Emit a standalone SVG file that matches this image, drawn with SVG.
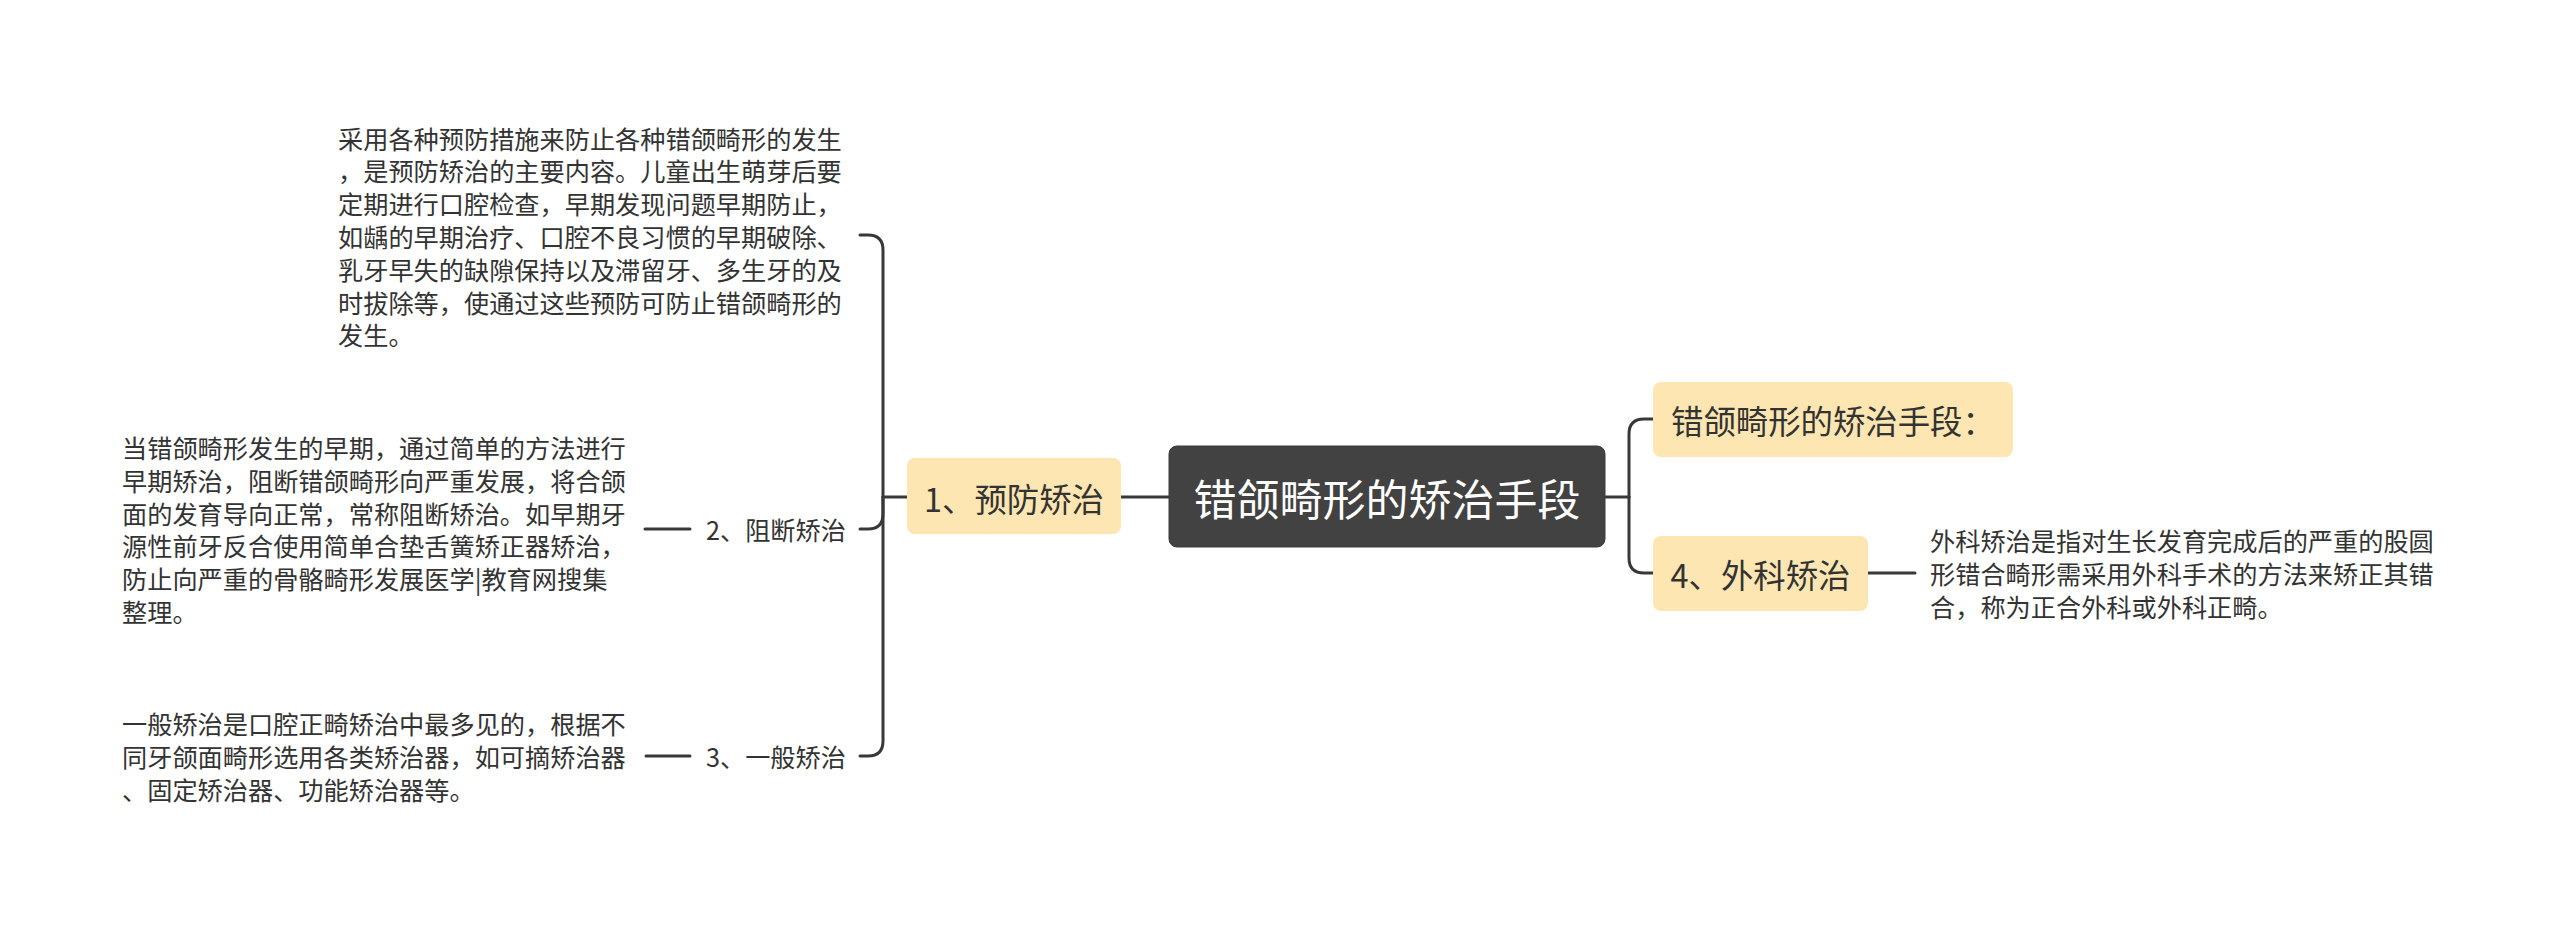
<svg xmlns="http://www.w3.org/2000/svg" width="2560" height="928" viewBox="0 0 2560 928">
<style>
  .bg { fill: #ffffff; }
  .conn { fill: none; stroke: #383838; stroke-width: 3; stroke-linecap: round; }
  .topic { fill: #fde6b1; }
  .root { fill: #424242; stroke: #3a3a3a; stroke-width: 1; }
  .t { font-family: "Noto Sans CJK SC", "Liberation Sans", sans-serif; fill: #333333; dominant-baseline: central; }
  .tRoot { font-size: 43px; fill: #ffffff; text-anchor: middle; }
  .tTopic { font-size: 32.4px; }
  .tSmall { font-size: 25.2px; }
</style>
<rect class="bg" x="0" y="0" width="2560" height="928"/>

<g id="connectors">
  <path class="conn" d="M1169,497 H1121"/>
  <path class="conn" d="M907,497 H883"/>
  <path class="conn" d="M883,497 V250 Q883,235 868,235 H860"/>
  <path class="conn" d="M883,497 V514 Q883,529 868,529 H860"/>
  <path class="conn" d="M883,497 V741 Q883,756 868,756 H860"/>
  <path class="conn" d="M690,529 H645"/>
  <path class="conn" d="M690,756 H646"/>
  <path class="conn" d="M1605,497 H1629"/>
  <path class="conn" d="M1629,497 V434 Q1629,419 1644,419 H1653"/>
  <path class="conn" d="M1629,497 V558 Q1629,573 1644,573 H1653"/>
  <path class="conn" d="M1868,573 H1915"/>
</g>

<g id="root">
  <rect class="root" x="1169" y="446" width="436" height="101" rx="8"/>
  <text class="t tRoot" x="1387" y="497">错颌畸形的矫治手段</text>
</g>

<g id="node-1">
  <rect class="topic" x="907" y="458" width="214" height="76" rx="8"/>
  <text class="t tTopic" x="1014" y="497" text-anchor="middle">1、预防矫治</text>
</g>

<g id="node-1-text">
  <text class="t tSmall" x="338" y="137.6">
    <tspan x="338" y="137.6">采用各种预防措施来防止各种错颌畸形的发生</tspan>
    <tspan x="338" y="170.4">，是预防矫治的主要内容。儿童出生萌芽后要</tspan>
    <tspan x="338" y="203.2">定期进行口腔检查，早期发现问题早期防止，</tspan>
    <tspan x="338" y="236">如龋的早期治疗、口腔不良习惯的早期破除、</tspan>
    <tspan x="338" y="268.8">乳牙早失的缺隙保持以及滞留牙、多生牙的及</tspan>
    <tspan x="338" y="301.6">时拔除等，使通过这些预防可防止错颌畸形的</tspan>
    <tspan x="338" y="334.4">发生。</tspan>
  </text>
</g>

<g id="node-2">
  <text class="t tSmall" x="706" y="529">2、阻断矫治</text>
</g>

<g id="node-2-text">
  <text class="t tSmall" x="122" y="447">
    <tspan x="122" y="447">当错颌畸形发生的早期，通过简单的方法进行</tspan>
    <tspan x="122" y="479.8">早期矫治，阻断错颌畸形向严重发展，将合颌</tspan>
    <tspan x="122" y="512.6">面的发育导向正常，常称阻断矫治。如早期牙</tspan>
    <tspan x="122" y="545.4">源性前牙反合使用简单合垫舌簧矫正器矫治，</tspan>
    <tspan x="122" y="578.2">防止向严重的骨骼畸形发展医学|教育网搜集</tspan>
    <tspan x="122" y="611">整理。</tspan>
  </text>
</g>

<g id="node-3">
  <text class="t tSmall" x="706" y="756">3、一般矫治</text>
</g>

<g id="node-3-text">
  <text class="t tSmall" x="122" y="723.2">
    <tspan x="122" y="723.2">一般矫治是口腔正畸矫治中最多见的，根据不</tspan>
    <tspan x="122" y="756">同牙颌面畸形选用各类矫治器，如可摘矫治器</tspan>
    <tspan x="122" y="788.8">、固定矫治器、功能矫治器等。</tspan>
  </text>
</g>

<g id="node-r1">
  <rect class="topic" x="1653" y="382" width="360" height="75" rx="8"/>
  <text class="t tTopic" x="1671" y="419">错颌畸形的矫治手段：</text>
</g>

<g id="node-r2">
  <rect class="topic" x="1653" y="536" width="215" height="75" rx="8"/>
  <text class="t tTopic" x="1760.5" y="573" text-anchor="middle">4、外科矫治</text>
</g>

<g id="node-r2-text">
  <text class="t tSmall" x="1930" y="540.2">
    <tspan x="1930" y="540.2">外科矫治是指对生长发育完成后的严重的股圆</tspan>
    <tspan x="1930" y="573">形错合畸形需采用外科手术的方法来矫正其错</tspan>
    <tspan x="1930" y="605.8">合，称为正合外科或外科正畸。</tspan>
  </text>
</g>
</svg>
== == ==
- _AIM OF THE EXERCISE_: Every line above should be repeated exactly; pictures stay out of the copy.

- _SOLUTION FOR THIS PROBLEM_:
Emit a standalone SVG file that matches this image, drawn with SVG.
<svg xmlns="http://www.w3.org/2000/svg" width="2560" height="928" viewBox="0 0 2560 928">
<style>
  .bg { fill: #ffffff; }
  .conn { fill: none; stroke: #383838; stroke-width: 3; stroke-linecap: round; }
  .topic { fill: #fde6b1; }
  .root { fill: #424242; stroke: #3a3a3a; stroke-width: 1; }
  .t { font-family: "Noto Sans CJK SC", "Liberation Sans", sans-serif; fill: #333333; dominant-baseline: central; }
  .tRoot { font-size: 43px; fill: #ffffff; text-anchor: middle; }
  .tTopic { font-size: 32.4px; }
  .tSmall { font-size: 25.2px; }
</style>
<rect class="bg" x="0" y="0" width="2560" height="928"/>

<g id="connectors">
  <path class="conn" d="M1169,497 H1121"/>
  <path class="conn" d="M907,497 H883"/>
  <path class="conn" d="M883,497 V250 Q883,235 868,235 H860"/>
  <path class="conn" d="M883,497 V514 Q883,529 868,529 H860"/>
  <path class="conn" d="M883,497 V741 Q883,756 868,756 H860"/>
  <path class="conn" d="M690,529 H645"/>
  <path class="conn" d="M690,756 H646"/>
  <path class="conn" d="M1605,497 H1629"/>
  <path class="conn" d="M1629,497 V434 Q1629,419 1644,419 H1653"/>
  <path class="conn" d="M1629,497 V558 Q1629,573 1644,573 H1653"/>
  <path class="conn" d="M1868,573 H1915"/>
</g>

<g id="root">
  <rect class="root" x="1169" y="446" width="436" height="101" rx="8"/>
  <text class="t tRoot" x="1387" y="497">错颌畸形的矫治手段</text>
</g>

<g id="node-1">
  <rect class="topic" x="907" y="458" width="214" height="76" rx="8"/>
  <text class="t tTopic" x="1014" y="497" text-anchor="middle">1、预防矫治</text>
</g>

<g id="node-1-text">
  <text class="t tSmall" x="338" y="137.6">
    <tspan x="338" y="137.6">采用各种预防措施来防止各种错颌畸形的发生</tspan>
    <tspan x="338" y="170.4">，是预防矫治的主要内容。儿童出生萌芽后要</tspan>
    <tspan x="338" y="203.2">定期进行口腔检查，早期发现问题早期防止，</tspan>
    <tspan x="338" y="236">如龋的早期治疗、口腔不良习惯的早期破除、</tspan>
    <tspan x="338" y="268.8">乳牙早失的缺隙保持以及滞留牙、多生牙的及</tspan>
    <tspan x="338" y="301.6">时拔除等，使通过这些预防可防止错颌畸形的</tspan>
    <tspan x="338" y="334.4">发生。</tspan>
  </text>
</g>

<g id="node-2">
  <text class="t tSmall" x="706" y="529">2、阻断矫治</text>
</g>

<g id="node-2-text">
  <text class="t tSmall" x="122" y="447">
    <tspan x="122" y="447">当错颌畸形发生的早期，通过简单的方法进行</tspan>
    <tspan x="122" y="479.8">早期矫治，阻断错颌畸形向严重发展，将合颌</tspan>
    <tspan x="122" y="512.6">面的发育导向正常，常称阻断矫治。如早期牙</tspan>
    <tspan x="122" y="545.4">源性前牙反合使用简单合垫舌簧矫正器矫治，</tspan>
    <tspan x="122" y="578.2">防止向严重的骨骼畸形发展医学|教育网搜集</tspan>
    <tspan x="122" y="611">整理。</tspan>
  </text>
</g>

<g id="node-3">
  <text class="t tSmall" x="706" y="756">3、一般矫治</text>
</g>

<g id="node-3-text">
  <text class="t tSmall" x="122" y="723.2">
    <tspan x="122" y="723.2">一般矫治是口腔正畸矫治中最多见的，根据不</tspan>
    <tspan x="122" y="756">同牙颌面畸形选用各类矫治器，如可摘矫治器</tspan>
    <tspan x="122" y="788.8">、固定矫治器、功能矫治器等。</tspan>
  </text>
</g>

<g id="node-r1">
  <rect class="topic" x="1653" y="382" width="360" height="75" rx="8"/>
  <text class="t tTopic" x="1671" y="419">错颌畸形的矫治手段：</text>
</g>

<g id="node-r2">
  <rect class="topic" x="1653" y="536" width="215" height="75" rx="8"/>
  <text class="t tTopic" x="1760.5" y="573" text-anchor="middle">4、外科矫治</text>
</g>

<g id="node-r2-text">
  <text class="t tSmall" x="1930" y="540.2">
    <tspan x="1930" y="540.2">外科矫治是指对生长发育完成后的严重的股圆</tspan>
    <tspan x="1930" y="573">形错合畸形需采用外科手术的方法来矫正其错</tspan>
    <tspan x="1930" y="605.8">合，称为正合外科或外科正畸。</tspan>
  </text>
</g>
</svg>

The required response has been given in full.